Prove geometrically: If $\cos^{-1}x + \cos^{-1}y = A$, then $x^2 - 2xy\cos A + y^2 = \sin^2A$

Question

If $$\cos^{-1}x + \cos^{-1}y = A$$ prove that $$x^2 - 2xy\cos A + y^2 = \sin^2A$$

It can be proved using simple inverse trig. formulas, but it seems to me that there is also some geometry inside, because of that cosine formula.

Answer 1

Consider the circle with unit diameter ($|AD|=|A'B|=1$):

The target relation is asserting the Law of Cosines in $\triangle ABC$: $$z^2 = x^2 + y^2 - 2 x y \cos A$$

Answer 2

In the unit circle, partition the full angle at the centre into $2A$, $2\sin^{-1}x$, and $2\sin^{-1}y$, thereby dermining three points on the circle.

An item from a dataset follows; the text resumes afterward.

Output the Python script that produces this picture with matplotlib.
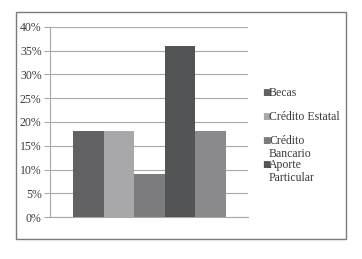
import matplotlib
matplotlib.use("Agg")
import matplotlib.pyplot as plt
from matplotlib.patches import Rectangle

plt.rcParams['font.family'] = ['Liberation Serif', 'DejaVu Serif']

series = ["Becas", "Crédito Estatal", "Crédito\nBancario", "Aporte\nParticular", ""]
values = [18, 18, 9, 36, 18]
colors = ["#626264", "#a8a8aa", "#7c7c7e", "#525456", "#8a8a8c"]
yticks = [0, 5, 10, 15, 20, 25, 30, 35, 40]

fig = plt.figure(figsize=(3.62, 2.59), dpi=100)
fig.patches.append(Rectangle((0.044, 0.077), 0.912, 0.877, transform=fig.transFigure,
                             fill=False, edgecolor="#7a7a7a", linewidth=1.0))

ax = fig.add_axes([0.138, 0.162, 0.547, 0.734])
x = list(range(len(values)))
ax.bar(x, values, width=1.0, color=colors, zorder=3)
ax.set_xlim(-1.25, 5.22)
ax.set_ylim(0, 40)
ax.set_yticks(yticks)
ax.set_yticklabels([f"{t}%" for t in yticks], fontsize=8.5, color="#3a3a3a")
ax.set_xticks([])
ax.yaxis.grid(True, color="#a8a8a8", linewidth=0.8, zorder=0)
for s in ["top", "right"]:
    ax.spines[s].set_visible(False)
ax.spines["left"].set_color("#a8a8a8")
ax.spines["bottom"].set_color("#a8a8a8")
ax.spines["left"].set_linewidth(0.8)
ax.spines["bottom"].set_linewidth(0.8)
ax.tick_params(axis="y", length=4, color="#a8a8a8", width=0.8, pad=2)

# legend (first four series)
ys = [93, 117, 141, 165]
for lab, c, yp in zip(series[:4], colors[:4], ys):
    fig.text(262 / 362, 1 - yp / 259, "■", color=c, fontsize=6.5, va="center",
             family="DejaVu Sans")
    lines = lab.split("\n")
    for k, ln in enumerate(lines):
        fig.text(269 / 362, 1 - (yp + 13 * k) / 259, ln, fontsize=8.5,
                 color="#3a3a3a", va="center")

fig.savefig("out.png", dpi=100)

One angle of the resulting trinagle is $A$. Find the side lengths.

Answer 3

Denote \begin{align} \alpha&=\frac{\pi}{2}-\cos^{-1}x,\\ \beta&=\frac{\pi}{2}-\cos^{-1}y, \end{align} then $\alpha+\beta+A=\pi$. Assume all angles are positive here, hence, there is a triangle with angles $\alpha$, $\beta$ and $A$. Now \begin{align} x&=\cos\left(\frac{\pi}{2}-\alpha\right)=\sin\alpha,\\ y&=\cos\left(\frac{\pi}{2}-\beta\right)=\sin\beta, \end{align} which means (from the law of sines) that $x$, $y$ and $z=\sin A$ can be takes as the sides in the triangle (against the angles $\alpha$, $\beta$ and $A$, correspondingly). Applying the law of cosines, it gives the required identity $$ z^2=x^2+y^2-2xy\cos A. $$